* [Set task] Will you write out the data exactly, excluding every picture?

* [Information shown]
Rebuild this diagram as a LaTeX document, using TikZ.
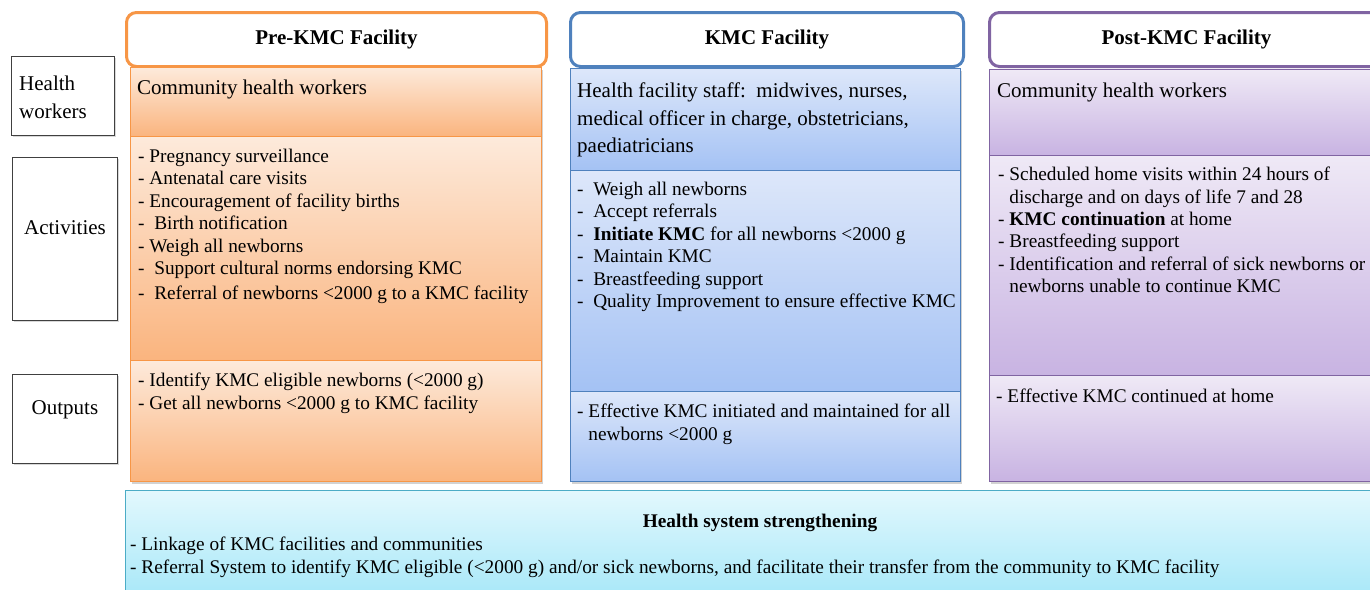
\documentclass[tikz,border=0pt]{standalone}
\usepackage{fontspec}
\setmainfont{Liberation Serif}
\definecolor{preColour}{RGB}{247,150,70}
\definecolor{preLight}{RGB}{253,234,219}
\definecolor{preDark}{RGB}{250,180,126}
\definecolor{kmcColour}{RGB}{79,129,189}
\definecolor{kmcLight}{RGB}{221,231,250}
\definecolor{kmcDark}{RGB}{164,194,244}
\definecolor{postColour}{RGB}{128,100,162}
\definecolor{postLight}{RGB}{239,233,246}
\definecolor{postDark}{RGB}{200,179,226}
\definecolor{hssColour}{RGB}{75,172,198}
\definecolor{hssLight}{RGB}{226,248,253}
\definecolor{hssDark}{RGB}{166,231,248}
\usetikzlibrary{
    positioning,
    shadows
}
\newcommand{\itemfont}{\fontsize{19.3}{22.4}\selectfont}
\newcommand{\staffont}{\fontsize{21}{27.5}\selectfont}
\newcommand{\colheadfont}{\fontsize{21}{25}\selectfont\bfseries}
\tikzset{
    kmcDiagram/.style={
        rowlabel/.style={
            rectangle,
            draw=black!75,
            line width=1pt,
            anchor=north west,
            inner sep=0pt,
            fill=white,
            drop shadow={shadow xshift=1pt, shadow yshift=-1pt, fill=black!30},
        },
        colhead/.style={
            rectangle,
            rounded corners=10pt,
            draw,
            line width=3pt,
            fill=white,
            anchor=north west,
            inner sep=0pt,
            font=\colheadfont,
        },
        panel/.style={
            rectangle,
            line width=1.2pt,
            anchor=north west,
            inner sep=0pt,
            drop shadow={shadow xshift=1pt, shadow yshift=-2.5pt, fill=black!35},
        },
        prePanel/.style={
            panel,
            draw=preColour,
            top color=preLight,
            bottom color=preDark,
        },
        kmcPanel/.style={
            panel,
            draw=kmcColour,
            top color=kmcLight,
            bottom color=kmcDark,
        },
        postPanel/.style={
            panel,
            draw=postColour,
            top color=postLight,
            bottom color=postDark,
        },
        hssPanel/.style={
            rectangle,
            line width=1.2pt,
            anchor=north west,
            inner sep=0pt,
            draw=hssColour,
            top color=hssLight,
            bottom color=hssDark,
        },
        labeltext/.style={
            inner sep=0pt,
            font=\staffont,
        },
        staff/.style={
            anchor=north west,
            align=left,
            inner sep=0pt,
            font=\staffont,
        },
        items/.style={
            anchor=north west,
            align=left,
            inner sep=0pt,
            font=\itemfont,
        },
    }
}

\begin{document}
\begin{tikzpicture}[kmcDiagram, x=1pt, y=-1pt]
    \clip (0,0) rectangle (1370,589);
    \fill[white] (0,0) rectangle (1370,589);

    \begin{scope}
        \node[rowlabel, minimum width=103pt, minimum height=79pt] (hw_box) at (11,56) {};
        \node[rowlabel, minimum width=105pt, minimum height=163pt] (act_box) at (12,157) {};
        \node[rowlabel, minimum width=105pt, minimum height=89pt] (out_box) at (12,374) {};
        \node[staff, font=\fontsize{21}{28}\selectfont] (hw_text) at (19,76) {Health\\workers};
        \node[labeltext, anchor=base] (act_text) at (65,234) {Activities};
        \node[labeltext, anchor=base] (out_text) at (65,414) {Outputs};
    \end{scope}

    \begin{scope}
        \node[colhead, draw=preColour, minimum width=420pt, minimum height=54pt] (pre_head) at (125,11) {Pre-KMC Facility};
        \node[prePanel, minimum width=411pt, minimum height=69pt] (pre_hw) at (130,67) {};
        \node[prePanel, minimum width=411pt, minimum height=224pt] (pre_act) at (130,136) {};
        \node[prePanel, minimum width=411pt, minimum height=121pt] (pre_out) at (130,360) {};
        \node[staff] (pre_hw_text) at (137,80) {Community health workers};
        \node[items] (pre_act_text) at (138,149) {- Pregnancy surveillance\\
            - Antenatal care visits\\
            - Encouragement of facility births\\
            -\ \ Birth notification\\
            - Weigh all newborns\\
            -\ \ Support cultural norms endorsing KMC\\[3pt]
            -\ \ Referral of newborns <2000 g to a KMC facility};
        \node[items] (pre_out_text) at (138,373) {- Identify KMC eligible newborns (<2000 g)\\
            - Get all newborns <2000 g to KMC facility};
    \end{scope}

    \begin{scope}
        \node[colhead, draw=kmcColour, minimum width=393pt, minimum height=54pt] (kmc_head) at (569,11) {KMC Facility};
        \node[kmcPanel, minimum width=390pt, minimum height=102pt] (kmc_hw) at (570,68) {};
        \node[kmcPanel, minimum width=390pt, minimum height=221pt] (kmc_act) at (570,170) {};
        \node[kmcPanel, minimum width=390pt, minimum height=90pt] (kmc_out) at (570,391) {};
        \node[staff] (kmc_hw_text) at (577,83) {Health facility staff:\ \ midwives, nurses,\\
            medical officer in charge, obstetricians,\\
            paediatricians};
        \node[items] (kmc_act_text) at (577,182) {-\ \ Weigh all newborns\\
            -\ \ Accept referrals\\
            -\ \ \textbf{Initiate KMC} for all newborns <2000 g\\
            -\ \ Maintain KMC\\
            -\ \ Breastfeeding support\\
            -\ \ Quality Improvement to ensure effective KMC};
        \node[items] (kmc_out_text) at (577,404) {- Effective KMC initiated and maintained for all\\
            \phantom{- }newborns <2000 g};
    \end{scope}

    \begin{scope}
        \node[colhead, draw=postColour, minimum width=394pt, minimum height=54pt] (post_head) at (988,11) {Post-KMC Facility};
        \node[postPanel, minimum width=390pt, minimum height=86pt] (post_hw) at (989,69) {};
        \node[postPanel, minimum width=390pt, minimum height=220pt] (post_act) at (989,155) {};
        \node[postPanel, minimum width=390pt, minimum height=106pt] (post_out) at (989,375) {};
        \node[staff] (post_hw_text) at (997,83) {Community health workers};
        \node[items] (post_act_text) at (998,167) {- Scheduled home visits within 24 hours of\\
            \phantom{- }discharge and on days of life 7 and 28\\
            - \textbf{KMC continuation} at home\\
            - Breastfeeding support\\
            - Identification and referral of sick newborns or\\
            \phantom{- }newborns unable to continue KMC};
        \node[items] (post_out_text) at (996,389) {- Effective KMC continued at home};
    \end{scope}

    \begin{scope}
        \node[hssPanel, minimum width=1260pt, minimum height=110pt] (hss) at (125,490) {};
        \node[items, anchor=base, font=\itemfont\bfseries] (hss_title) at (760,527) {Health system strengthening};
        \node[items] (hss_text) at (130,537) {- Linkage of KMC facilities and communities\\
            - Referral System to identify KMC eligible (<2000 g) and/or sick newborns, and facilitate their transfer from the community to KMC facility};
    \end{scope}
\end{tikzpicture}
\end{document}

* [Result]
Rebuild this diagram as a LaTeX document, using TikZ.
\documentclass[tikz,border=0pt]{standalone}
\usepackage{fontspec}
\setmainfont{Liberation Serif}
\definecolor{preColour}{RGB}{247,150,70}
\definecolor{preLight}{RGB}{253,234,219}
\definecolor{preDark}{RGB}{250,180,126}
\definecolor{kmcColour}{RGB}{79,129,189}
\definecolor{kmcLight}{RGB}{221,231,250}
\definecolor{kmcDark}{RGB}{164,194,244}
\definecolor{postColour}{RGB}{128,100,162}
\definecolor{postLight}{RGB}{239,233,246}
\definecolor{postDark}{RGB}{200,179,226}
\definecolor{hssColour}{RGB}{75,172,198}
\definecolor{hssLight}{RGB}{226,248,253}
\definecolor{hssDark}{RGB}{166,231,248}
\usetikzlibrary{
    positioning,
    shadows
}
\newcommand{\itemfont}{\fontsize{19.3}{22.4}\selectfont}
\newcommand{\staffont}{\fontsize{21}{27.5}\selectfont}
\newcommand{\colheadfont}{\fontsize{21}{25}\selectfont\bfseries}
\tikzset{
    kmcDiagram/.style={
        rowlabel/.style={
            rectangle,
            draw=black!75,
            line width=1pt,
            anchor=north west,
            inner sep=0pt,
            fill=white,
            drop shadow={shadow xshift=1pt, shadow yshift=-1pt, fill=black!30},
        },
        colhead/.style={
            rectangle,
            rounded corners=10pt,
            draw,
            line width=3pt,
            fill=white,
            anchor=north west,
            inner sep=0pt,
            font=\colheadfont,
        },
        panel/.style={
            rectangle,
            line width=1.2pt,
            anchor=north west,
            inner sep=0pt,
            drop shadow={shadow xshift=1pt, shadow yshift=-2.5pt, fill=black!35},
        },
        prePanel/.style={
            panel,
            draw=preColour,
            top color=preLight,
            bottom color=preDark,
        },
        kmcPanel/.style={
            panel,
            draw=kmcColour,
            top color=kmcLight,
            bottom color=kmcDark,
        },
        postPanel/.style={
            panel,
            draw=postColour,
            top color=postLight,
            bottom color=postDark,
        },
        hssPanel/.style={
            rectangle,
            line width=1.2pt,
            anchor=north west,
            inner sep=0pt,
            draw=hssColour,
            top color=hssLight,
            bottom color=hssDark,
        },
        labeltext/.style={
            inner sep=0pt,
            font=\staffont,
        },
        staff/.style={
            anchor=north west,
            align=left,
            inner sep=0pt,
            font=\staffont,
        },
        items/.style={
            anchor=north west,
            align=left,
            inner sep=0pt,
            font=\itemfont,
        },
    }
}

\begin{document}
\begin{tikzpicture}[kmcDiagram, x=1pt, y=-1pt]
    \clip (0,0) rectangle (1370,589);
    \fill[white] (0,0) rectangle (1370,589);

    \begin{scope}
        \node[rowlabel, minimum width=103pt, minimum height=79pt] (hw_box) at (11,56) {};
        \node[rowlabel, minimum width=105pt, minimum height=163pt] (act_box) at (12,157) {};
        \node[rowlabel, minimum width=105pt, minimum height=89pt] (out_box) at (12,374) {};
        \node[staff, font=\fontsize{21}{28}\selectfont] (hw_text) at (19,76) {Health\\workers};
        \node[labeltext, anchor=base] (act_text) at (65,234) {Activities};
        \node[labeltext, anchor=base] (out_text) at (65,414) {Outputs};
    \end{scope}

    \begin{scope}
        \node[colhead, draw=preColour, minimum width=420pt, minimum height=54pt] (pre_head) at (125,11) {Pre-KMC Facility};
        \node[prePanel, minimum width=411pt, minimum height=69pt] (pre_hw) at (130,67) {};
        \node[prePanel, minimum width=411pt, minimum height=224pt] (pre_act) at (130,136) {};
        \node[prePanel, minimum width=411pt, minimum height=121pt] (pre_out) at (130,360) {};
        \node[staff] (pre_hw_text) at (137,80) {Community health workers};
        \node[items] (pre_act_text) at (138,149) {- Pregnancy surveillance\\
            - Antenatal care visits\\
            - Encouragement of facility births\\
            -\ \ Birth notification\\
            - Weigh all newborns\\
            -\ \ Support cultural norms endorsing KMC\\[3pt]
            -\ \ Referral of newborns <2000 g to a KMC facility};
        \node[items] (pre_out_text) at (138,373) {- Identify KMC eligible newborns (<2000 g)\\
            - Get all newborns <2000 g to KMC facility};
    \end{scope}

    \begin{scope}
        \node[colhead, draw=kmcColour, minimum width=393pt, minimum height=54pt] (kmc_head) at (569,11) {KMC Facility};
        \node[kmcPanel, minimum width=390pt, minimum height=102pt] (kmc_hw) at (570,68) {};
        \node[kmcPanel, minimum width=390pt, minimum height=221pt] (kmc_act) at (570,170) {};
        \node[kmcPanel, minimum width=390pt, minimum height=90pt] (kmc_out) at (570,391) {};
        \node[staff] (kmc_hw_text) at (577,83) {Health facility staff:\ \ midwives, nurses,\\
            medical officer in charge, obstetricians,\\
            paediatricians};
        \node[items] (kmc_act_text) at (577,182) {-\ \ Weigh all newborns\\
            -\ \ Accept referrals\\
            -\ \ \textbf{Initiate KMC} for all newborns <2000 g\\
            -\ \ Maintain KMC\\
            -\ \ Breastfeeding support\\
            -\ \ Quality Improvement to ensure effective KMC};
        \node[items] (kmc_out_text) at (577,404) {- Effective KMC initiated and maintained for all\\
            \phantom{- }newborns <2000 g};
    \end{scope}

    \begin{scope}
        \node[colhead, draw=postColour, minimum width=394pt, minimum height=54pt] (post_head) at (988,11) {Post-KMC Facility};
        \node[postPanel, minimum width=390pt, minimum height=86pt] (post_hw) at (989,69) {};
        \node[postPanel, minimum width=390pt, minimum height=220pt] (post_act) at (989,155) {};
        \node[postPanel, minimum width=390pt, minimum height=106pt] (post_out) at (989,375) {};
        \node[staff] (post_hw_text) at (997,83) {Community health workers};
        \node[items] (post_act_text) at (998,167) {- Scheduled home visits within 24 hours of\\
            \phantom{- }discharge and on days of life 7 and 28\\
            - \textbf{KMC continuation} at home\\
            - Breastfeeding support\\
            - Identification and referral of sick newborns or\\
            \phantom{- }newborns unable to continue KMC};
        \node[items] (post_out_text) at (996,389) {- Effective KMC continued at home};
    \end{scope}

    \begin{scope}
        \node[hssPanel, minimum width=1260pt, minimum height=110pt] (hss) at (125,490) {};
        \node[items, anchor=base, font=\itemfont\bfseries] (hss_title) at (760,527) {Health system strengthening};
        \node[items] (hss_text) at (130,537) {- Linkage of KMC facilities and communities\\
            - Referral System to identify KMC eligible (<2000 g) and/or sick newborns, and facilitate their transfer from the community to KMC facility};
    \end{scope}
\end{tikzpicture}
\end{document}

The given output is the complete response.